What does this regular expression mean? (^.)(\w+)(.$) $2

Question

(^.)(\w+)(.$) $2 removes first and last char, but I'm not sure how does it work.

My understanding:

(^.) match any one character at the start of the line. (.$) match any one character at the end of the line. (\w+) any word character(at least one character is required) $2 calls the second parentheses (\w+)

Test1:

Input: 91239

Output: 123

Test2:

Input: \123\

Output: 123 

Why does it remove the backslash? Is this a acceptable way to remove the backslash(begin and end of the line)?

Test3:

Input: /123/5

Output: /123/5

I'm lost here. Why it doesn't work for /123/5.

Thank you!

Answer 1

Why it doesn't work for /123/5.

\w is equivalent to [a-zA-Z0-9_] and . matches any character.. so in /123/5.. / before 1 is matched by ^. and 5 is matched by .$ but 123/ is not matched since / is not a matched by \w

Regex (^.)(\w+)(.$) means (Explanation):

• (^.) start with any character (parenthesis => capture group 1)
• (\w+) followed by more than one (+) characters in the set [a-zA-Z0-9_] (parenthesis => capture group 2)
• (.$) end with any character (parenthesis => capture group 3)

And finally $2 means backreference to capture group 2.. i.e group captured by pattern (\w+).

Answer 2

Why does it remove the backslash?
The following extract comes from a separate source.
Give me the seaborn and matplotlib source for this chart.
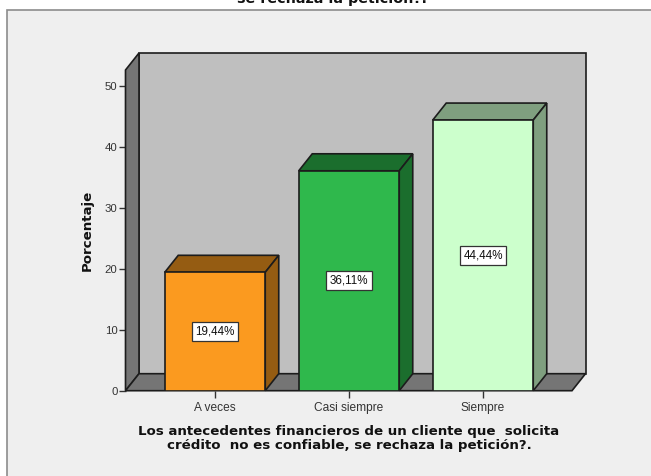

Is this a acceptable way to remove the backslash(begin and end of the line)?

It removes the backslashes because . matches any character, including \. Group 1 is the first backslash, group 2 is every character but the first and last, group 3 is the last backslash.

I'm lost here. Why it doesn't work for /123/5.

\w matches 0-9, a-z, A-Z, and _. \w+ consumes 123. The following . consumes /. The following $ doesn't match the remaining 5, thus there is no match with that input.